The (modern) dresses I make myself? You may have realised that they very rarely resemble the picture on the envelope of the pattern I start with. Typically I come up with a design idea, find a couple patterns to mash together, or sometimes just one to majorly alter, then I make the dress in my head rather than the one the pattern is supposed to make. However last week I actually made not only one, but two dresses that look like they came straight out of the pattern book. And I really like them!
First off this swingy, red, halter dress made from a reprint of a 1940's pattern.
Butterick B5209 to be exact. I picked it up at a pattern sale a couple weeks ago, as there was nothing 40's inspired in my wardrobe and I decided there ought to be.
The red fabric is a very soft, lightweight, synthetic of some sort. I'm not exactly sure what the fiber content is, it feels too soft to be polyester (which often feels plasticy), but it's definitely a synthetic of some sort, as it does melt. (I learned this while pressing the hem.

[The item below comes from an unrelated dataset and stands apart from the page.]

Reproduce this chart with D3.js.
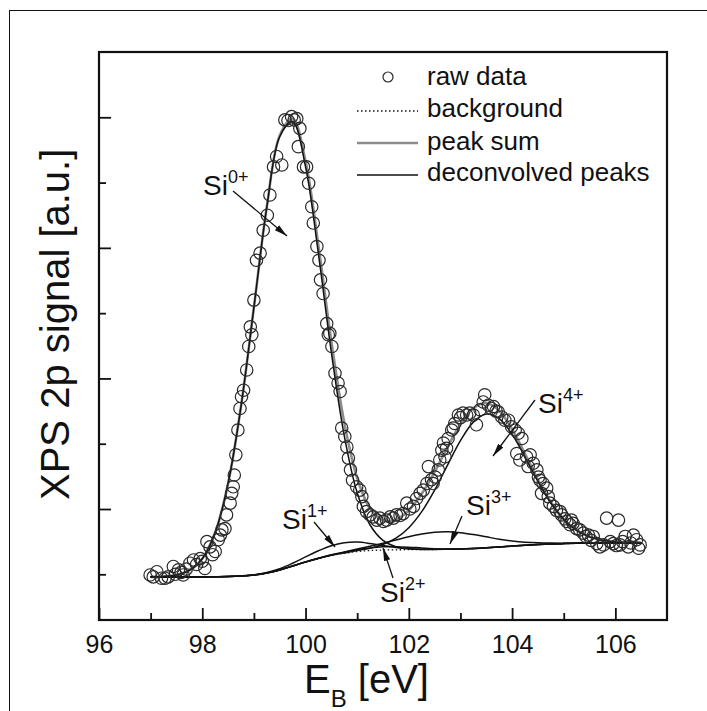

Thankfully the dress was actually a bit long so I was able to just cut off the melted piece and re-hem) I picked up about 4 or 5 yards of it at Goodwill for about $1. Although I typically prefer to use cotton for sundresses, this fabric worked really well for this design.
I pretty much made the dress exactly as the pattern showed (Well I actually never looked at the pattern instructions, but the dress came out looking like the pattern envelope so I assume I did it right) I only made a couple alterations. First, I added pockets. Second, I cut up an old bra and sewed it in the front of the dress.
This was very easy to do, and very practical too, thanks to the low back of the dress.
Thanks to my alteration, this is a very comfortable dress to wear, and I might actually use this pattern again! With some major alterations of course, as I don't need 2 of the same dress in my closet.
The other pattern I made up was this one, Butterick B6205. I picked it up because I thought it looked cool and comfortable and quick and easy to make. And it was! No zippers, no buttons, nothing at all complicated.
Now the pattern envelope said I needed over 4 yards of fabric, well that felt a little excessive to me so I only got as much fabric as I thought I'd need, 2 yards. That was enough fabric, but I did have to make some changes once I started cutting the dress out.
The dress is basically four pieces. Skirt front, skirt back, bodice back and bodice front, all cut on the fold. Well with only 2 yards of fabric there wasn't enough "fold" for everything so I had to sew a seam down the center back of the bodice, but that was no big deal.
The bodice was also supposed to be lined with the same fabric the dress was made of. With only 2 yards of fabric I, of course, didn't have enough for the lining. No biggie, I almost never buy fabric to line anything with. I just use whatever is in my stash that some what coordinates. After all, no one ever sees the lining! Well except for with this dress. When the dress is tied at the shoulders, the unbleached muslin I used as lining definitely shows. But, when I throw on my ivory crocheted belt, the ivory lining of the shoulder straps appears to be an intentional design aspect, and the entire look is 'tied' together!
This is a great dress for a hot summer day, cool, comfortable, and yes, it has pockets ( that were actually part of the pattern rather than something I chose to add!). I can't say I regret making it exactly like the pattern showed. I might actually use the pattern again as the base for a future (self-designed) dress. I'm actually already considering how I might combine both this and the 1940's pattern into one swingy, comfortable, easy to make, awesome dress! Check back in a couple months to see if I'm successful. Mean while I've got a few birthday presents I need to make, and major goat chores I need to tackle, so back to work I go!